XPath: Extracting Values from XML
XPath is a language that allows you to traverse through an XML document to find information. It's comparable to JSONPath but designed specifically for XML documents.
Syntax
XPath expressions are used to navigate through elements and attributes in an XML document. The root element is referred to with a single slash (/), and child elements are accessed via slash notation as well.
A basic template for writing XPath syntax would look like this:
/store/book[1]/title
This XPath expression would be used to access the title of the first book in the store.
Operators
- / : Selects from the root node.
- // : Selects nodes from the current node that match the selection no matter where they are.
- . : Selects the current node.
- .. : Selects the parent of the current node.
- @ : Selects attributes.
- : Matches any element node.
- [@attrib] : Selects elements based on the attribute value.
- [@attrib='value'] : Selects elements based on the attribute value exactly equal to the provided value.
Examples
Consider the following XML document:
<store>
<book>
<category>reference</category>
<author>Nigel Rees</author>
<title>Sayings of the Century</title>
<price>8.95</price>
</book>
<book>
<category>fiction</category>
<author>Evelyn Waugh</author>
<title>Sword of Honour</title>
<price>12.99</price>
</book>
<book>
<category>fiction</category>
<author>Herman Melville</author>
<title>Moby Dick</title>
<isbn>0-553-21311-3</isbn>
<price>8.99</price>
</book>
<bicycle>
<color>red</color>
<price>19.95</price>
</bicycle>
</store>
Here are some XPath expressions and their corresponding results based on the given XML document:
- /store/book/title: This XPath expression selects the title of all books in the store. The result would be a list of all the book titles
"Sayings of the Century", "Sword of Honour", "Moby Dick"
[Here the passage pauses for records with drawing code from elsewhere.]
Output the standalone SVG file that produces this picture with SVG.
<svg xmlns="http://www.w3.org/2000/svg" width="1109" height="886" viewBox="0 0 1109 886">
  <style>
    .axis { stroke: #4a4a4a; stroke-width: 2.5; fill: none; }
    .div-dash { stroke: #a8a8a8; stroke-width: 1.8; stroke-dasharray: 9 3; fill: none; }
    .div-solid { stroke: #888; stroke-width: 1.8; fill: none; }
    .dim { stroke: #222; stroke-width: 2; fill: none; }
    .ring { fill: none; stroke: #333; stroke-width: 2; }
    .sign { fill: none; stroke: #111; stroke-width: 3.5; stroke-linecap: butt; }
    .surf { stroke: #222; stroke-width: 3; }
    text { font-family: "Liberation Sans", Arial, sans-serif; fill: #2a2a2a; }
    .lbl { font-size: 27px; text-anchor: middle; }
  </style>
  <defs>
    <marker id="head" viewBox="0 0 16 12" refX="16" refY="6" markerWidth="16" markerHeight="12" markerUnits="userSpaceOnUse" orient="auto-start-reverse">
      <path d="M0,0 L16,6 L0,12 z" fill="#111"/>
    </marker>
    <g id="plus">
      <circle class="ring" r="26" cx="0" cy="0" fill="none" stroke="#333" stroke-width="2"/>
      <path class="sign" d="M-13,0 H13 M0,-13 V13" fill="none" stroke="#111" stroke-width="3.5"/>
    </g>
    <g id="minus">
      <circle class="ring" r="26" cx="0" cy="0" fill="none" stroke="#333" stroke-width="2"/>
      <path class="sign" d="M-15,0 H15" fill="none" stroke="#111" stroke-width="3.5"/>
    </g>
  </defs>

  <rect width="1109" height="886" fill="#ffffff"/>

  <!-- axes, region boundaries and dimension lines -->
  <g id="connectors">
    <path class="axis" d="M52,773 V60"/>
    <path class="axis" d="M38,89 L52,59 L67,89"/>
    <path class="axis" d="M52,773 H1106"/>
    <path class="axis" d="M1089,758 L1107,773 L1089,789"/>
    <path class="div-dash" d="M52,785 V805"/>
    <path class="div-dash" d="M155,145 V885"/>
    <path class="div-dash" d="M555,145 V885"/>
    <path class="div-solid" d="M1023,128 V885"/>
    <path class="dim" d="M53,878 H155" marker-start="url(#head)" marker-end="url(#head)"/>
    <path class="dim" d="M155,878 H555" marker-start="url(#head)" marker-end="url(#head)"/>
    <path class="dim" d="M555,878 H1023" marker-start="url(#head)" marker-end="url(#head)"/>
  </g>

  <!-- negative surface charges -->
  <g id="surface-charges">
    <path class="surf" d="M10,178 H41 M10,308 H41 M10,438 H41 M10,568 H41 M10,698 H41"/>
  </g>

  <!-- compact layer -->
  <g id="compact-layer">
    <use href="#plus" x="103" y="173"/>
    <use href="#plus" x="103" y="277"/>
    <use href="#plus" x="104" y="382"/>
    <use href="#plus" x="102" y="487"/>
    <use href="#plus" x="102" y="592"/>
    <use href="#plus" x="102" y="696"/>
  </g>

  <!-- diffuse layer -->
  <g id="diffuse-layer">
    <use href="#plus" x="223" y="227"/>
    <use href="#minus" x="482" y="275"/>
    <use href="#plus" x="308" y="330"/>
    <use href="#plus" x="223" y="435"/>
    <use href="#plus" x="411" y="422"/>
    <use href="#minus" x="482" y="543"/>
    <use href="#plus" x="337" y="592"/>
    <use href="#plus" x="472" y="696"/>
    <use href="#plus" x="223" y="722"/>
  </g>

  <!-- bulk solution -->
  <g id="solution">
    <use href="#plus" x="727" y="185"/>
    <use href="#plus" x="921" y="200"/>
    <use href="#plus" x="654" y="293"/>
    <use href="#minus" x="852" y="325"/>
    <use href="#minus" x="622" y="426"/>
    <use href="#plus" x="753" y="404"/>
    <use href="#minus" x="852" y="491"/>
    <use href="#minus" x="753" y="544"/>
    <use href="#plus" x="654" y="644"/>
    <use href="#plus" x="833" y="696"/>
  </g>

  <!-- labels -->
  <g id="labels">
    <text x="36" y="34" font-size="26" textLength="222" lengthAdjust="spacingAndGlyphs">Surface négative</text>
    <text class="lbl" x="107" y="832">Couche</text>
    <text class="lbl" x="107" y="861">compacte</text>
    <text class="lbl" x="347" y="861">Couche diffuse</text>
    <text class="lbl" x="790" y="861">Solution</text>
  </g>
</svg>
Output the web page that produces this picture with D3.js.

- /store/bicycle/color: This XPath expression selects the color of the bicycle in the store.
"red"
- //book[author='Evelyn Waugh']: This XPath expression selects the book(s) written by author 'Evelyn Waugh'. The result would be the details of the book.
"Sword of Honour"
- //book[1]: This XPath expression selects the first book in the book list. The result is a single book element
<book>
<category>reference</category>
<author>Nigel Rees</author>
<title>Sayings of the Century</title>
<price>8.95</price>
</book>
- //book[last()]: This XPath expression selects the last book in the book list. The result is a single book element:
<book> <category>fiction</category> <author>Herman Melville</author> <title>Moby Dick</title> <isbn>0-553-21311-3</isbn> <price>8.99</price> </book>
These examples further illustrate how XPath can be used to extract various types of information from an XML document, by selecting specific properties or by using operators to select multiple items based on their positions or values.